Par Caroline Rodgers le 11 septembre 2022

De gauche à droite: Matthew Trevino (Ferrando), Marie-Nicole Lemieux (Azucena), Étienne Dupuis (comte de Luna) (Photo: Vivien Gaumand)

De tous les opéras de Verdi, Il Trovatore est l’un de ceux dont l’intrigue est la plus échevelée et truffée de rebondissements. À voir le décor et la mise en scène de la production présentée en première à l’Opéra de Montréal, hier, on se serait plutôt cru égarés dans une scène du Dialogue des Carmélites. 

Avant d’aller plus loin, précisons le plus important: les interprètes sont fantastiques. Marie-Nicole Lemieux (Azucena), Luc Robert (Manrico), Étienne Dupuis (Comte de Luna), Nicole Car (Leonora) forment un quatuor de héros quasi infaillibles et de calibre international.
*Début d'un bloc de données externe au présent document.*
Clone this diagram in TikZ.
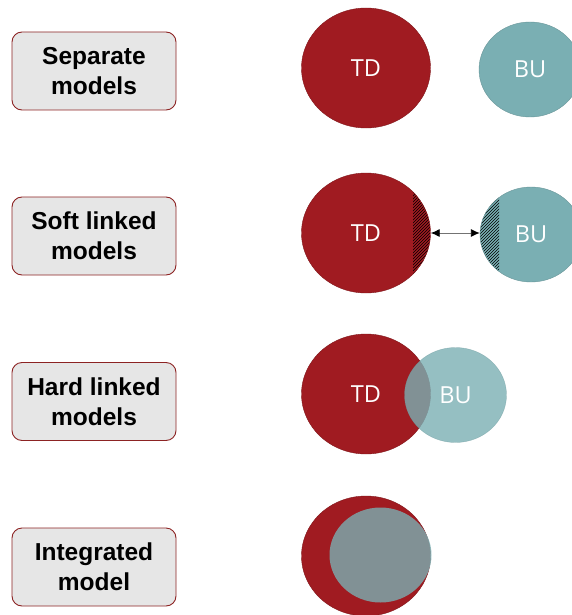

Malheureusement, on les fait évoluer dans un décor d’une austérité monacale qui a l’effet d’un éteignoir sur cette histoire rocambolesque, comme si on avait voulu en retirer toute les couleurs et la magie. Les chanteurs se déplacent sur une scène noire en pente, lisse et vide, sans mobilier, devant un fond sombre qui représente la nuit au clair de lune.

Des changements surviendront dans cette toile de fond aux actes suivants, mais le tout reste minimaliste, sans éclat et lugubre. Un décor désincarné qui nous donne peu d’indices sur l’époque, les lieux, la symbolique, le sens de l’œuvre ou de quelconques références culturelles, comme si on avait voulu créer une trame générique que l’on pourrait recycler plus tard dans une autre production. Les costumes sont d’époque, mais quelconques.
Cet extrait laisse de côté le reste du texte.